Sunday, 22 January 2017
4E (Washington State Convention Center )
Accurate methods to estimate tropical cyclone intensity using satellite data are crucial for forecasters, as aircraft and scatterometer data are not always readily available. Two new methods have been developed by the Cooperative Institute for Meteorological Satellite Studies (CIMSS) and the Cooperative Institute for Research in the Atmosphere (CIRA) using the Advanced Microwave Sounding Unit (AMSU) to indirectly estimate tropical cyclone intensity. To test the accuracy and operational value of these methods, a database of tropical cyclone intensity estimates for storms from 2009-2015 was created, and each method was compared against the Best Track data from HURDAT2. Only data points within two hours of a synoptic time were included, and there must have been an aircraft or scatterometer observation within two hours of that synoptic time to guide the Best Track.
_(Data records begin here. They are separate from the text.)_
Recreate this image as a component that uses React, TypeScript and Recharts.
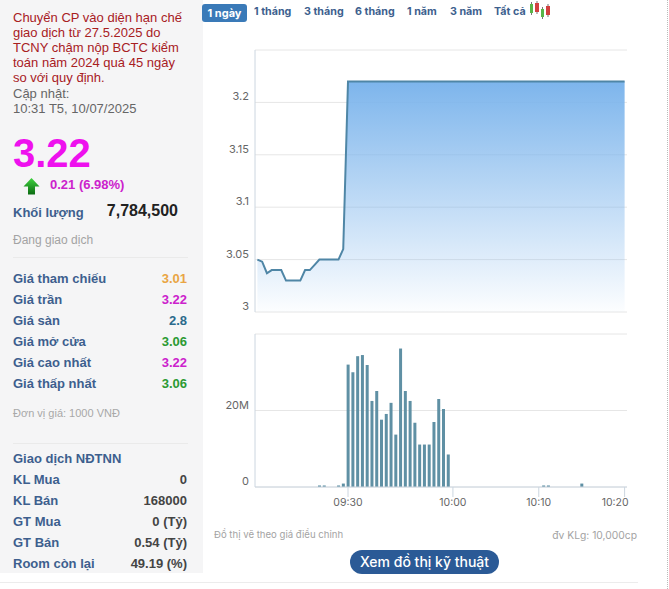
import React from "react";
import { AreaChart, Area, BarChart, Bar, XAxis, YAxis, CartesianGrid } from "recharts";

const slots = [
  "09:11", "09:12", "09:13", "09:14", "09:15", "09:16", "09:17", "09:18", "09:19", "09:20",
  "09:21", "09:22", "09:23", "09:24", "09:25", "09:26", "09:27", "09:28", "09:29",
  "09:30", "09:31", "09:32", "09:33", "09:34", "09:35", "09:36", "09:37", "09:38", "09:39", "09:40",
  "09:41", "09:42", "09:43", "09:44", "09:45", "09:46", "09:47", "09:48", "09:49", "09:50", "09:51",
  "10:00", "10:00:30", "10:01", "10:01:30", "10:02", "10:02:30", "10:03", "10:03:30", "10:04",
  "10:04:30", "10:05", "10:05:30", "10:06", "10:06:30", "10:07", "10:07:30", "10:08", "10:09",
  "10:10", "10:10:30", "10:11", "10:11:30", "10:12", "10:12:30", "10:13", "10:13:30", "10:14",
  "10:14:30", "10:15", "10:15:30", "10:16", "10:16:30", "10:17", "10:17:30", "10:18", "10:19",
  "10:20",
];
const prices = [
  3.05, 3.048, 3.037, 3.04, 3.04, 3.04, 3.03, 3.03, 3.03, 3.03,
  3.04, 3.04, 3.045, 3.05, 3.05, 3.05, 3.05, 3.05, 3.06,
  3.22, 3.22, 3.22, 3.22, 3.22, 3.22, 3.22, 3.22, 3.22, 3.22, 3.22,
  3.22, 3.22, 3.22, 3.22, 3.22, 3.22, 3.22, 3.22, 3.22, 3.22, 3.22,
  3.22, 3.22, 3.22, 3.22, 3.22, 3.22, 3.22, 3.22, 3.22,
  3.22, 3.22, 3.22, 3.22, 3.22, 3.22, 3.22, 3.22, 3.22,
  3.22, 3.22, 3.22, 3.22, 3.22, 3.22, 3.22, 3.22, 3.22,
  3.22, 3.22, 3.22, 3.22, 3.22, 3.22, 3.22, 3.22, 3.22,
  3.22,
];
const volumes = [
  0, 0, 0, 0, 0, 0, 0, 0, 0, 0,
  0, 0, 0, 0.4, 0.4, 0, 0, 0.4, 0.9,
  32, 30, 34.2, 34.5, 31.9, 22.5, 25.1, 17.6, 19.1, 22, 13.7,
  36.2, 25.1, 22.5, 16.8, 11.1, 11.1, 11.1, 17, 23, 20.4, 8.5,
  0, 0, 0, 0, 0, 0, 0, 0, 0,
  0, 0, 0, 0, 0, 0, 0, 0, 0,
  0, 0.4, 0.4, 0, 0, 0, 0, 0, 0,
  0.9, 0, 0, 0, 0, 0, 0, 0, 0,
  0,
];
const timeTicks = ["09:30", "10:00", "10:10", "10:20"];
const priceTicks = [3, 3.05, 3.1, 3.15, 3.2, 3.25];
const volumeTicks = [0, 20, 40];
const tabs = ["1 tháng", "3 tháng", "6 tháng", "1 năm", "3 năm", "Tất cả"];
const tabLefts = [254, 304, 355, 407, 450, 494];
const notice = [
  "Chuyển CP vào diện hạn chế",
  "giao dịch từ 27.5.2025 do",
  "TCNY chậm nộp BCTC kiểm",
  "toán năm 2024 quá 45 ngày",
  "so với quy định.",
];
const priceRows = [
  ["Giá tham chiếu", "3.01", "#e9a544"],
  ["Giá trần", "3.22", "#cc22cc"],
  ["Giá sàn", "2.8", "#2a6a8c"],
  ["Giá mở cửa", "3.06", "#2b9a33"],
  ["Giá cao nhất", "3.22", "#cc22cc"],
  ["Giá thấp nhất", "3.06", "#2b9a33"],
];
const foreignRows = [
  ["KL Mua", "0"],
  ["KL Bán", "168000"],
  ["GT Mua", "0 (Tỷ)"],
  ["GT Bán", "0.54 (Tỷ)"],
  ["Room còn lại", "49.19 (%)"],
];

const chartData = slots.map((slot, i) => ({ slot, price: prices[i], volume: volumes[i] }));

const ARIAL = "'Liberation Sans', Arial, sans-serif";
const INTER = "Inter, sans-serif";
const LABEL = "#3d5f8e";
const AXIS = "#ccd6e0";
const GRID = "#e6e6e6";

// one line of text, placed by its vertical centre
function T({ x, right, y, size, color, bold, font, children }: any) {
  return (
    <div
      style={{
        position: "absolute",
        left: x,
        right: right !== undefined ? 669 - right : undefined,
        top: y - 10,
        height: 20,
        lineHeight: "20px",
        fontSize: size,
        color,
        fontWeight: bold ? 700 : 400,
        fontFamily: font || ARIAL,
        whiteSpace: "nowrap",
      }}
    >
      {children}
    </div>
  );
}

function Rule({ y, x = 13, w = 175 }: any) {
  return <div style={{ position: "absolute", left: x, top: y, width: w, height: 1, background: "#eaeaea" }} />;
}

function Sidebar() {
  return (
    <>
      <div style={{ position: "absolute", left: 0, top: 0, width: 203, height: 573, background: "#f5f5f6" }} />
      {notice.map((line, i) => (
        <T key={line} x={13} y={18 + i * 15} size={13} color="#a8201f">{line}</T>
      ))}
      <T x={13} y={94} size={13} color="#666">Cập nhật:</T>
      <T x={13} y={109} size={13} color="#666">10:31 T5, 10/07/2025</T>
      <T x={13} y={153} size={40} color="#ee11ee" bold>3.22</T>
      <svg style={{ position: "absolute", left: 23, top: 178 }} width={17} height={17}>
        <defs>
          <linearGradient id="arrowFill" x1="0" y1="0" x2="0" y2="1">
            <stop offset="0" stopColor="#3fd33f" />
            <stop offset="1" stopColor="#0b6b12" />
          </linearGradient>
        </defs>
        <path d="M8.5 0 L16.5 8.5 L12 8.5 L12 16.5 L5 16.5 L5 8.5 L0.5 8.5 Z" fill="url(#arrowFill)" />
      </svg>
      <T x={50} y={185} size={13} color="#cc22cc" bold>0.21 (6.98%)</T>
      <T x={13} y={213} size={13} color={LABEL} bold>Khối lượng</T>
      <T right={178} y={211} size={16} color="#222" bold>7,784,500</T>
      <T x={13} y={240} size={12} color="#a3a3a3">Đang giao dịch</T>
      <Rule y={257} />
      {priceRows.map(([name, value, color], i) => (
        <React.Fragment key={name}>
          <T x={13} y={279 + i * 21} size={13} color={LABEL} bold>{name}</T>
          <T right={187} y={279 + i * 21} size={13} color={color} bold>{value}</T>
        </React.Fragment>
      ))}
      <T x={13} y={413} size={11} color="#a8a8a8">Đơn vị giá: 1000 VNĐ</T>
      <Rule y={443} />
      <T x={13} y={459} size={13} color={LABEL} bold>Giao dịch NĐTNN</T>
      {foreignRows.map(([name, value], i) => (
        <React.Fragment key={name}>
          <T x={13} y={480 + i * 21} size={13} color={LABEL} bold>{name}</T>
          <T right={187} y={480 + i * 21} size={13} color="#444" bold>{value}</T>
        </React.Fragment>
      ))}
    </>
  );
}

function Tabs() {
  return (
    <>
      <div
        style={{
          position: "absolute",
          left: 202,
          top: 4,
          width: 45,
          height: 18,
          lineHeight: "18px",
          borderRadius: 3,
          background: "#3a7ab8",
          color: "#fff",
          fontSize: 11,
          fontWeight: 700,
          fontFamily: INTER,
          textAlign: "center",
        }}
      >
        1 ngày
      </div>
      {tabs.map((tab, i) => (
        <T key={tab} x={tabLefts[i]} y={12} size={10.7} color={LABEL} bold font={INTER}>{tab}</T>
      ))}
      <svg style={{ position: "absolute", left: 528, top: 0 }} width={24} height={21}>
        <path d="M3.5 2V15M9 1V14M14.5 7V19M20 4V17" stroke="#777" strokeWidth={1} />
        <rect x={2} y={4} width={3} height={9} fill="#58b548" />
        <rect x={7} y={3} width={4} height={9} fill="#d2403f" />
        <rect x={13} y={9} width={3} height={8} fill="#58b548" />
        <rect x={18} y={6} width={4} height={9} fill="#d2403f" />
      </svg>
    </>
  );
}

function PriceTick({ x, y, payload }: any) {
  if (payload.value === 3.25) return null;
  return (
    <text x={x} y={y - 6} dy={4} textAnchor="end" fontSize={11} fill="#666" fontFamily={INTER}>
      {payload.value}
    </text>
  );
}

function VolumeTick({ x, y, payload }: any) {
  if (payload.value === 40) return null;
  return (
    <text x={x} y={y - 6} dy={4} textAnchor="end" fontSize={11} fill="#666" fontFamily={INTER}>
      {payload.value === 0 ? "0" : `${payload.value}M`}
    </text>
  );
}

function TimeTick({ x, y, payload }: any) {
  const last = payload.value === "10:20";
  return (
    <text x={last ? x + 4 : x} y={y} dy={7} textAnchor={last ? "end" : "middle"} fontSize={10.5} fill="#666" fontFamily={INTER}>
      {payload.value}
    </text>
  );
}

function PriceChart() {
  return (
    <div style={{ position: "absolute", left: 205, top: 40 }}>
      <AreaChart width={425} height={280} data={chartData} margin={{ top: 10, right: 3, bottom: 8, left: 0 }}>
        <defs>
          <linearGradient id="priceFill" x1="0" y1="0" x2="0" y2="1">
            <stop offset="0" stopColor="#7db5ec" />
            <stop offset="1" stopColor="#7db5ec" stopOpacity={0.02} />
          </linearGradient>
        </defs>
        <CartesianGrid vertical={false} stroke={GRID} />
        <XAxis dataKey="slot" scale="band" hide />
        <YAxis
          type="number"
          domain={[3, 3.25]}
          ticks={priceTicks}
          interval={0}
          width={50}
          tick={<PriceTick />}
          tickLine={false}
          axisLine={{ stroke: AXIS }}
          tickMargin={0}
          tickSize={6}
        />
        <Area
          type="linear"
          dataKey="price"
          stroke="#4f86a6"
          strokeWidth={2}
          fill="url(#priceFill)"
          fillOpacity={1}
          dot={false}
          activeDot={false}
          isAnimationActive={false}
        />
      </AreaChart>
    </div>
  );
}

function VolumeChart() {
  return (
    <div style={{ position: "absolute", left: 205, top: 324 }}>
      <BarChart width={425} height={193} data={chartData} margin={{ top: 10, right: 3, bottom: 0, left: 0 }}>
        <CartesianGrid vertical={false} stroke={GRID} />
        <XAxis
          dataKey="slot"
          ticks={timeTicks}
          interval={0}
          height={30}
          tick={<TimeTick />}
          tickSize={10}
          tickLine={{ stroke: AXIS }}
          axisLine={{ stroke: AXIS }}
        />
        <YAxis
          type="number"
          domain={[0, 40]}
          ticks={volumeTicks}
          interval={0}
          width={50}
          tick={<VolumeTick />}
          tickLine={false}
          axisLine={{ stroke: AXIS }}
          tickSize={6}
          tickMargin={0}
        />
        <Bar dataKey="volume" fill="#5f90a4" barSize={3} isAnimationActive={false} />
      </BarChart>
    </div>
  );
}

export default function App() {
  return (
    <div style={{ position: "absolute", left: 0, top: 0, width: 669, height: 589, overflow: "hidden", background: "#fff" }}>
      <Sidebar />
      <Tabs />
      <PriceChart />
      <VolumeChart />
      <T x={214} y={535} size={9.6} color="#a3a3a3" font={INTER}>Đồ thị vẽ theo giá điều chỉnh</T>
      <T right={637} y={535} size={10.3} color="#a3a3a3" font={INTER}>đv KLg: 10,000cp</T>
      <div
        style={{
          position: "absolute",
          left: 350,
          top: 550,
          width: 149,
          height: 24,
          lineHeight: "24px",
          borderRadius: 12,
          background: "#2b5a96",
          color: "#fff",
          fontSize: 14,
          fontWeight: 500,
          fontFamily: INTER,
          textAlign: "center",
        }}
      >
        Xem đồ thị kỹ thuật
      </div>
      <div style={{ position: "absolute", left: 0, top: 582, width: 638, height: 1, background: "#ececec" }} />
      <div style={{ position: "absolute", left: 667, top: 0, height: 589, borderLeft: "1px dotted #bbb" }} />
    </div>
  );
}
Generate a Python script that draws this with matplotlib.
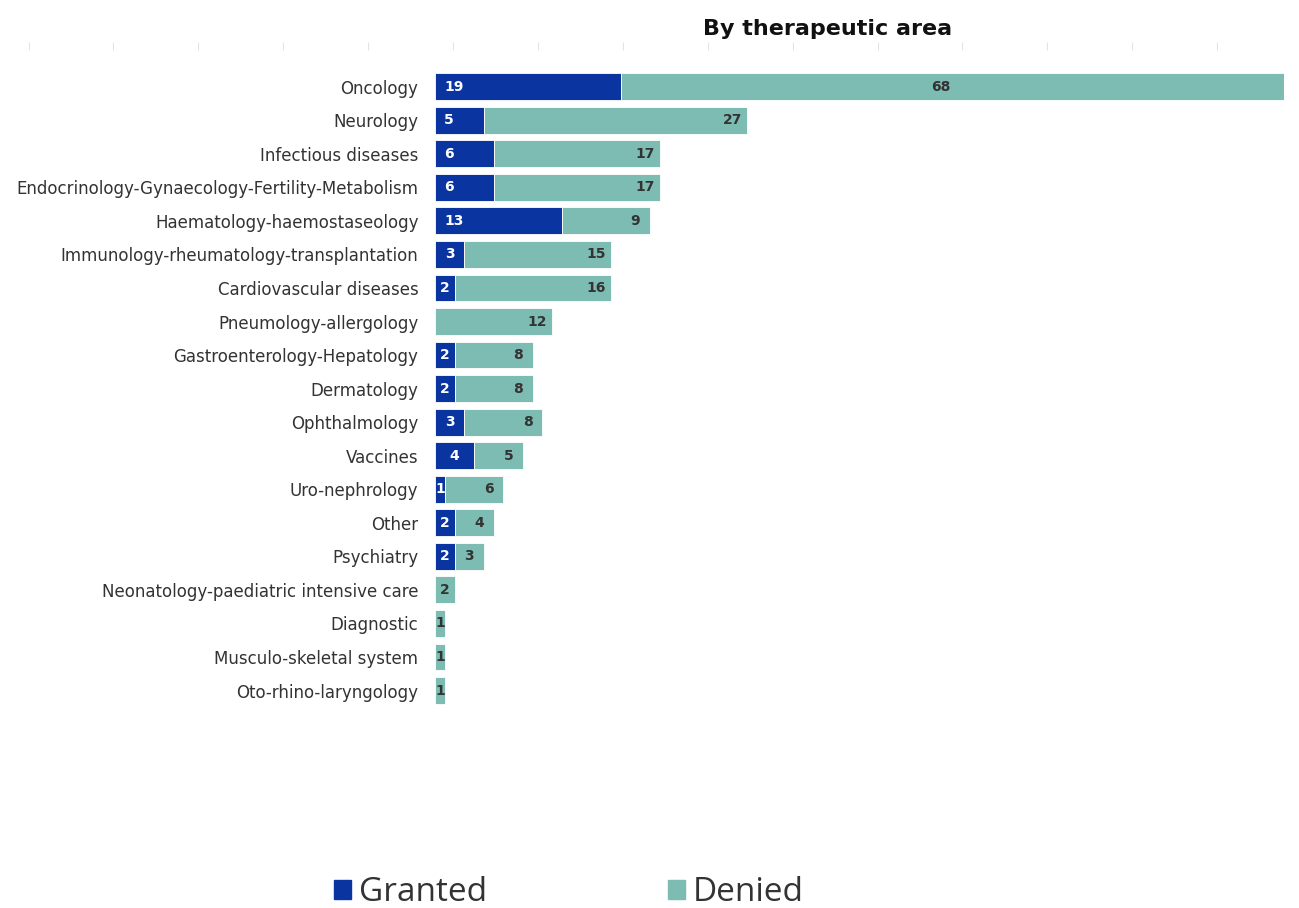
import matplotlib.pyplot as plt
import numpy as np

# data (top to bottom)
areas = [
    "Oncology", "Neurology", "Infectious diseases",
    "Endocrinology-Gynaecology-Fertility-Metabolism",
    "Haematology-haemostaseology", "Immunology-rheumatology-transplantation",
    "Cardiovascular diseases", "Pneumology-allergology",
    "Gastroenterology-Hepatology", "Dermatology", "Ophthalmology",
    "Vaccines", "Uro-nephrology", "Other", "Psychiatry",
    "Neonatology-paediatric intensive care", "Diagnostic",
    "Musculo-skeletal system", "Oto-rhino-laryngology",
]
granted = [19, 5, 6, 6, 13, 3, 2, 0, 2, 2, 3, 4, 1, 2, 2, 0, 0, 0, 0]
denied = [68, 27, 17, 17, 9, 15, 16, 12, 8, 8, 8, 5, 6, 4, 3, 2, 1, 1, 1]

c_granted = "#0a35a0"
c_denied = "#7dbcb2"

plt.rcParams["font.family"] = "DejaVu Sans"

fig = plt.figure(figsize=(12.99, 9.08), dpi=100)

# faint tick marks along the top (leftover of the original slide)
top = fig.add_axes([0.022, 0.945, 0.915, 0.01])
top.set_xlim(0, 14)
top.set_xticks(np.arange(15))
top.tick_params(axis="x", direction="in", length=6, color="#e4e4e4",
                labelbottom=False, bottom=True)
top.set_yticks([])
for s in top.spines.values():
    s.set_visible(False)

ax = fig.add_axes([0.335, 0.221, 0.6535, 0.702])
y = np.arange(len(areas))
g = np.array(granted)
d = np.array(denied)
total_max = (g + d).max()

ax.barh(y, g, height=0.8, color=c_granted, edgecolor="white", linewidth=0.6)
ax.barh(y, d, left=g, height=0.8, color=c_denied, edgecolor="white", linewidth=0.6)

ax.set_xlim(0, total_max)
ax.set_ylim(len(areas) - 0.5, -0.5)
ax.set_yticks(y)
ax.set_yticklabels(areas, fontsize=12, color="#333333", family="DejaVu Sans")
ax.tick_params(axis="y", length=0, pad=12)
ax.set_xticks([])
for s in ax.spines.values():
    s.set_visible(False)

for yi, gv, dv in zip(y, g, d):
    if gv > 0:
        if gv >= 5:
            ax.text(0.9, yi, str(gv), ha="left", va="center", color="white",
                    fontsize=10, fontweight="bold")
        else:
            ax.text(gv / 2, yi, str(gv), ha="center", va="center", color="white",
                    fontsize=10, fontweight="bold")
    if dv > 0:
        if dv > 0.6 * total_max:
            xpos = gv + dv / 2 - 1.2
        else:
            xpos = max(gv + dv / 2, gv + dv - 1.5)
        ax.text(xpos, yi, str(dv), ha="center", va="center", color="#333333",
                fontsize=10, fontweight="bold")

fig.text(0.637, 0.968, "By therapeutic area", ha="center", va="center",
         fontsize=16, fontweight="bold", color="#111111")

handles = [plt.Rectangle((0, 0), 1, 1, color=c_granted),
           plt.Rectangle((0, 0), 1, 1, color=c_denied)]
leg = fig.legend(handles, ["Granted", "Denied"], loc="center",
                 bbox_to_anchor=(0.438, 0.017), ncol=2, frameon=False,
                 prop={"family": "Open Sans", "size": 24},
                 handlelength=0.52, handleheight=0.52, handletextpad=0.25,
                 columnspacing=5.4, borderpad=0)
for t in leg.get_texts():
    t.set_color("#333333")

fig.savefig("out.png", dpi=100)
Intensity estimates using CIMSS and CIRA were also compared to the Dvorak technique, the traditional method for estimating intensity via satellite that uses visible and infrared imagery. Various consensuses of these methods were also tested against the Best Track. For all data points, a 3-Member Consensus of CIMSS and the two Dvorak estimates had the lowest mean absolute error, 7.00 knots, and highest R2, 0.89. The data was then stratified by Best Track Intensity, 34-kt wind radii, tendency, and intensity predicted by each method, to see which guidance was most useful for each stratification.